General Motor’s much anticipated Chevy Bolt won’t hit the majority of dealerships until spring of 2017.
The Bolt has drawn a lot of attention as an affordable, long-range electric car. It’s priced at $37,500 before federal tax credits and can drive 238 miles on a single charge. The car won Motor Trend’s Car of the Year award, becoming the second electric car after Tesla’s Model S to secure the award.
The Bolt has always been expected to hit dealerships at the end of 2016, but the Wall Street Journal reported Thursday that it will only become available in California and Oregon to meet that deadline.
The Bolt will only be offered in limited quantities in 2017, with deliveries occurring at a “slow flow” pace.
That’s a pretty significant change in strategy, as the Bolt has been touted as having a significant advantage in the EV space by hitting the market well before Tesla’s affordable electric car, the Model 3, which is slated for deliveries beginning at the end of 2017.

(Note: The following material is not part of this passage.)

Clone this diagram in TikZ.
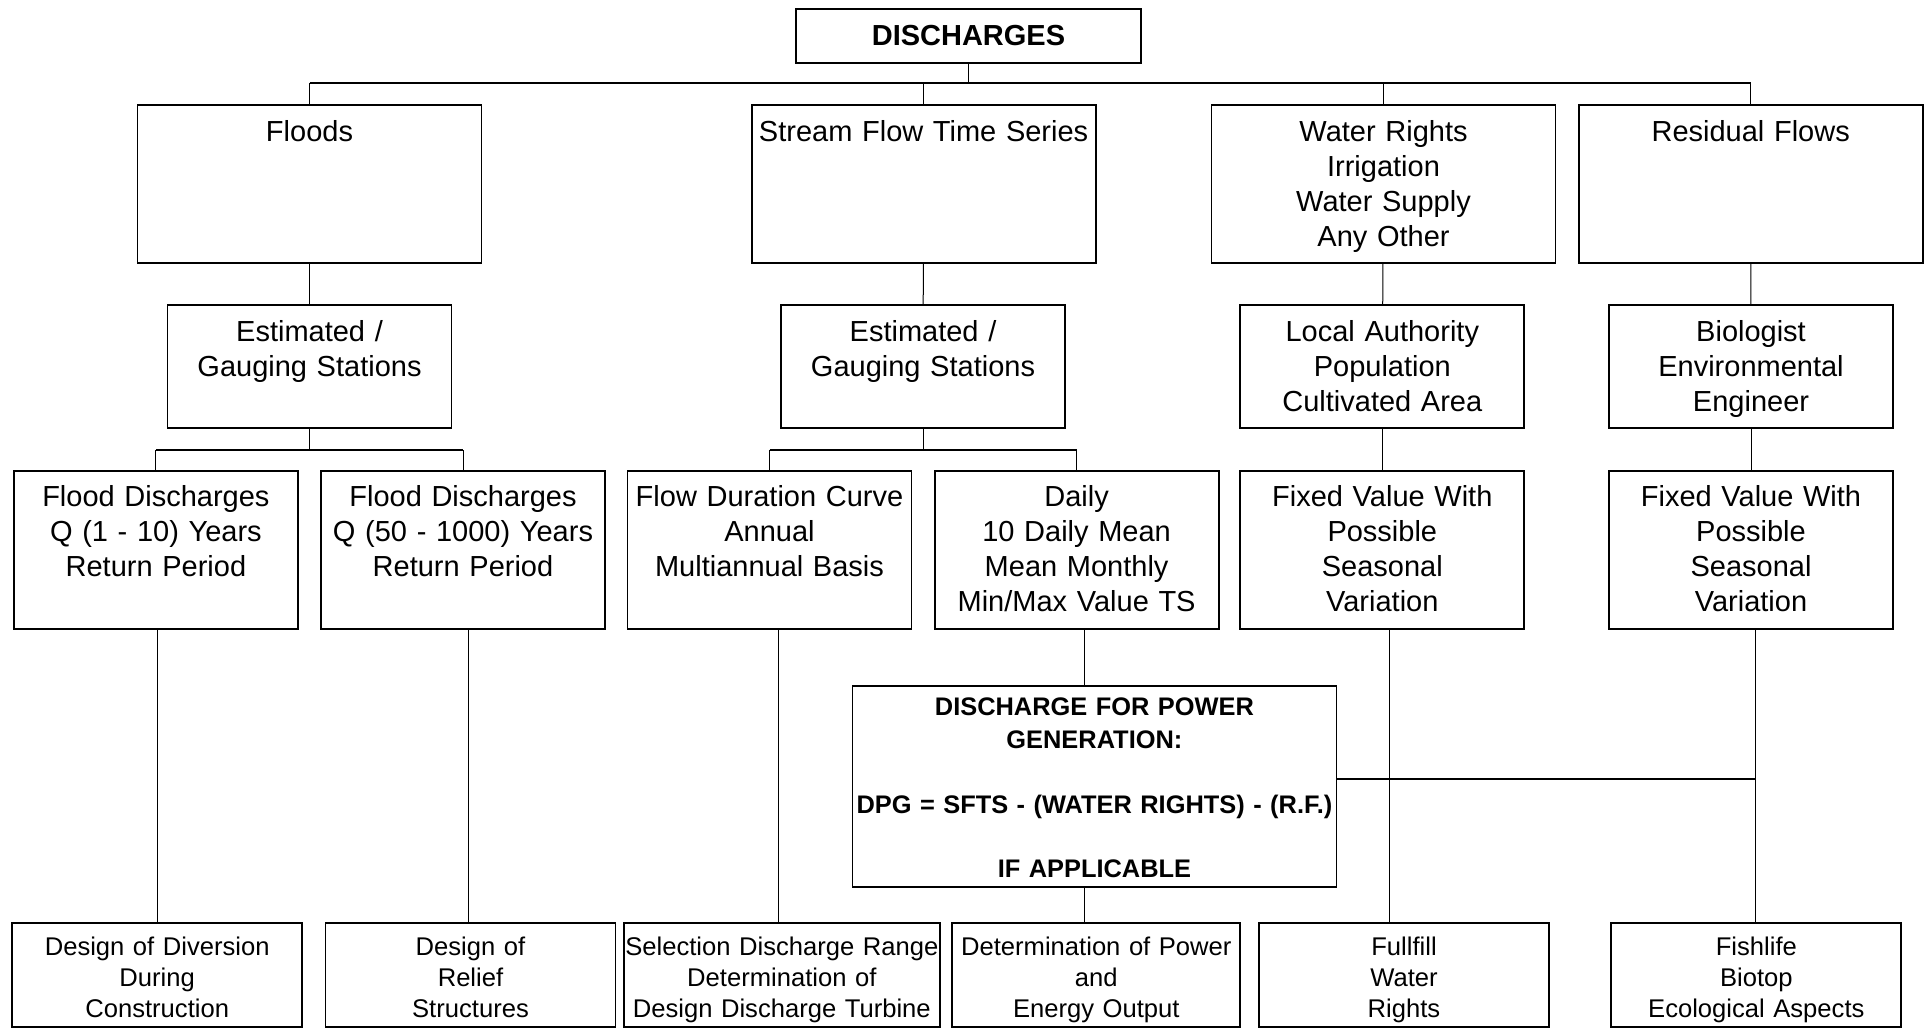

It’s also worth noting that California and Oregon are two of nine states that have adopted the zero-emission vehicle (ZEV) mandate that requires a certain percentage of automakers’ sales to be zero-emission vehicles or be at risk for a fine. So it’s easy to see why Chevy is targeting those two markets first.
GM did not immediately respond to Business Insider’s request for comment.